Hampton has been keeping track of the routes, and has submitted a list of nine roads that need attention by the SC Department of Transportation. Three additional roads can't be scraped because they're narrow, dirt roads or have steep ditches.
If temperatures continue to rise and ice melts, Hampton is more optimistic about the afternoon drive home.
Superintendent Lynn Moody urged families to use their best judgment when deciding whether to drive children to school.
"We'll always excuse them on weather issues," she said.
Anyone with questions about buses should call the district office at 803-981-1000.
Things ran smoothly for Fort Mill schools this morning, Executive Director of Pupil Services Tommy Schmolze said.
Like in Rock Hill, classes started three hours late. No buses were late and no students were left waiting, Schmolze said.
One area appeared troublesome, but Transportation Director Mark Vigeant drove a bus himself to pick up students.
“Kudos to our transportation and maintenance departments,” Schmolze said. “They were at school since yesterday at 7 a.m. clearing driveways and roadways ... to make sure kids were safe.”

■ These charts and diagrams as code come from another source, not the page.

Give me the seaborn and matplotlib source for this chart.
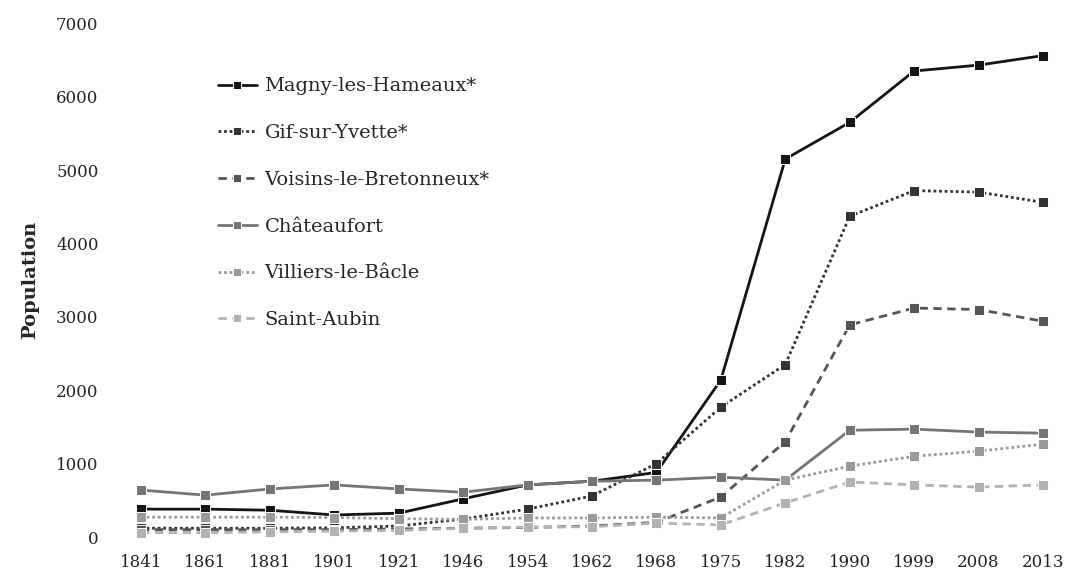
import seaborn as sns
import matplotlib.pyplot as plt
import numpy as np

# Années (axe catégoriel)
annees = ['1841', '1861', '1881', '1901', '1921', '1946', '1954', '1962',
          '1968', '1975', '1982', '1990', '1999', '2008', '2013']

# Populations
magny = [380, 380, 365, 300, 325, 520, 710, 760, 880, 2140, 5150, 5650, 6350, 6430, 6560]
gif = [120, 120, 120, 125, 150, 245, 380, 560, 1000, 1770, 2350, 4370, 4720, 4700, 4560]
voisins = [100, 100, 100, 100, 110, 120, 130, 150, 200, 545, 1300, 2890, 3120, 3100, 2940]
chateaufort = [640, 570, 655, 710, 655, 610, 710, 760, 775, 815, 775, 1455, 1470, 1430, 1415]
villiers = [270, 270, 270, 265, 250, 240, 260, 260, 270, 260, 775, 965, 1100, 1170, 1265]
saint_aubin = [60, 60, 70, 80, 90, 120, 135, 140, 190, 165, 465, 750, 710, 680, 710]

communes = ['Magny-les-Hameaux*', 'Gif-sur-Yvette*', 'Voisins-le-Bretonneux*',
            'Châteaufort', 'Villiers-le-Bâcle', 'Saint-Aubin']
series = [magny, gif, voisins, chateaufort, villiers, saint_aubin]
couleurs = ['#151515', '#333333', '#555555', '#757575', '#9a9a9a', '#b2b2b2']
styles = ['-', (0, (1, 1)), (0, (3, 2)), '-', (0, (1, 1)), (0, (3, 2))]

sns.set_style('white')
plt.rcParams['font.family'] = ['DejaVu Serif']

fig = plt.figure(figsize=(10.71, 5.70), dpi=100)
ax = fig.add_axes([0.1076, 0.045, 0.8873, 0.927])

x = np.arange(len(annees))
for nom, vals, c, ls in zip(communes, series, couleurs, styles):
    sns.lineplot(x=x, y=vals, ax=ax, color=c, linestyle=ls, linewidth=2.0,
                 marker='s', markersize=6.8, markeredgecolor='white',
                 markeredgewidth=0.7, label=nom)

ax.set_xlim(-0.4, 14.35)
ax.set_ylim(-100, 7100)
ax.set_xticks(x)
ax.set_xticklabels(annees)
ax.set_yticks(range(0, 7001, 1000))
ax.tick_params(axis='both', length=0, labelsize=12, colors='#222222')
ax.tick_params(axis='x', pad=7)
ax.tick_params(axis='y', pad=12)
for s in ax.spines.values():
    s.set_visible(False)
ax.set_ylabel('Population', fontsize=14, fontweight='bold', labelpad=12)

leg = ax.legend(loc='upper left', bbox_to_anchor=(0.187, 0.895), bbox_transform=fig.transFigure,
                frameon=False, fontsize=14, handlelength=2.0, labelspacing=1.48,
                handletextpad=0.4, markerscale=0.75)

plt.savefig('out.png', dpi=100)
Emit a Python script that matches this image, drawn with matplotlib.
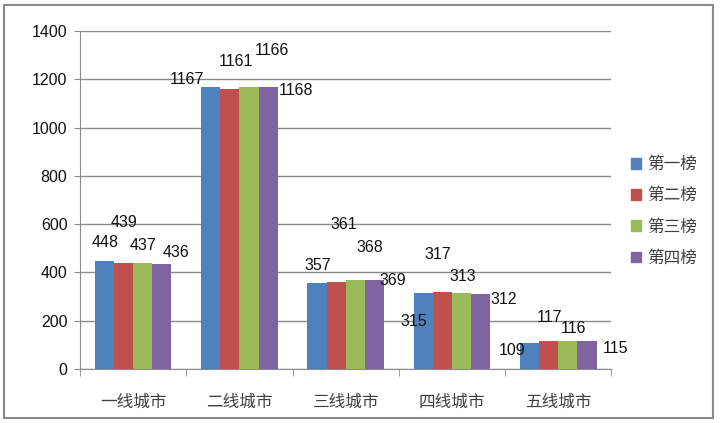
import matplotlib
matplotlib.use("Agg")
import matplotlib.pyplot as plt
import numpy as np
from matplotlib.patches import Patch, Rectangle

plt.rcParams["font.family"] = ["Liberation Sans", "Noto Sans CJK SC", "DejaVu Sans"]

categories = ["一线城市", "二线城市", "三线城市", "四线城市", "五线城市"]
series_names = ["第一榜", "第二榜", "第三榜", "第四榜"]
bang1 = [448, 1167, 357, 315, 109]
bang2 = [439, 1161, 361, 317, 117]
bang3 = [437, 1166, 368, 313, 116]
bang4 = [436, 1168, 369, 312, 115]
colors = ["#4F81BD", "#C0504D", "#9BBB59", "#8064A2"]

# label offsets in pixels (dx, dy) from each bar top, mimicking the original scatter
lbl_dx = [
    [1, -24, 1, -10, -18],
    [0, 6, 8, -5, 1],
    [0, 23, 15, 1, 6],
    [14, 28, 18, 23, 28],
]
lbl_dy = [
    [18, 8, 17, -29, -8],
    [41, 27, 57, 38, 23],
    [18, 37, 33, 17, 12],
    [11, -3, -1, -6, -7],
]

fig = plt.figure(figsize=(7.2, 4.23), dpi=100)
ax = fig.add_axes([0.1111, 0.1277, 0.7382, 0.799])

x = np.arange(len(categories))
w = 0.18
all_series = [bang1, bang2, bang3, bang4]
for i, vals in enumerate(all_series):
    xs = x + (i - 1.5) * w
    ax.bar(xs, vals, width=w, color=colors[i], zorder=3)
    for j, v in enumerate(vals):
        ax.annotate(str(v), (xs[j], v), xytext=(lbl_dx[i][j], lbl_dy[i][j]),
                    textcoords="offset pixels", ha="center", va="center",
                    fontsize=11.5, color="#111111", zorder=5)

ax.set_xlim(-0.5, len(categories) - 0.5)
ax.set_ylim(0, 1400)
ax.set_yticks(np.arange(0, 1401, 200))
ax.grid(axis="y", color="#8a8a8a", lw=1, zorder=0)
for s in ["top", "right"]:
    ax.spines[s].set_visible(False)
ax.spines["left"].set_color("#8a8a8a")
ax.spines["bottom"].set_color("#8a8a8a")
ax.tick_params(axis="y", length=4, color="#8a8a8a", labelsize=11.5, pad=5, labelcolor="#111111")

ax.set_xticks(x)
ax.set_xticklabels(categories, fontsize=12, color="#404040", family=["Noto Sans CJK SC"])
ax.tick_params(axis="x", which="major", length=0, pad=18)
ax.set_xticks(np.arange(-0.5, len(categories)), minor=True)
ax.tick_params(axis="x", which="minor", length=5, color="#8a8a8a")

handles = [Patch(color=c) for c in colors]
leg = fig.legend(handles, series_names, loc="center left", bbox_to_anchor=(0.855, 0.50),
                 frameon=False, handlelength=0.6, handleheight=0.6, handletextpad=0.4,
                 labelspacing=0.85, prop={"family": "Noto Sans CJK SC", "size": 12})
for t in leg.get_texts():
    t.set_color("#404040")

fig.patches.append(Rectangle((0.006, 0.012), 0.984, 0.976, transform=fig.transFigure,
                             fill=False, edgecolor="#8a8a8a", lw=1.5))

fig.savefig("out.png", dpi=100)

As businesses return to normal operating hours today, motorists should still take caution, said Trooper Billy Elder of the Highway Patrol.
"Secondary roads in the rural areas which haven't been traveled much" are likely to be most hazardous for drivers, said Cotton Howell, York County's director of emergency management.
"We're hoping we don't get too comfortable with the dry roads that we have and hit the icy spots."
State road crews planned to work through Wednesday night on secondary roads, revisiting the interstates and primary roads as needed, said John McCarter, District 4 administrator for the S.C. Department of Transportation.
DOT has gotten some calls for plows to scrape specific streets, McCarter said, but workers aren't deviating from their plan except for emergencies.
"It's hard to get them all. We just don't have the equipment and the manpower," he said. "Some of them, the weather may take care of before we do."
From midnight Tuesday to noon Wednesday, York County reported 96 accidents, Lancaster County had 23, and Chester had 22, Elder said.
Today's and Friday's low temperatures will be in the teens, with highs in the upper 30s. Temperatures will moderate this weekend, with Sunday's high reaching into the upper 40s, according to the National Weather Service.
The skies will be mostly clear today and Friday, before turning partly cloudy this weekend. There is a chance of rain early next week.
Delayed starts: Rock Hill and Fort Mill schools will open three hours late.
Closings: York schools and Chester and Lancaster county schools will be closed today. Clover schools will be closed for students. Employees start work two hours later than usual.
Winthrop University and York Tech will resume normal hours today.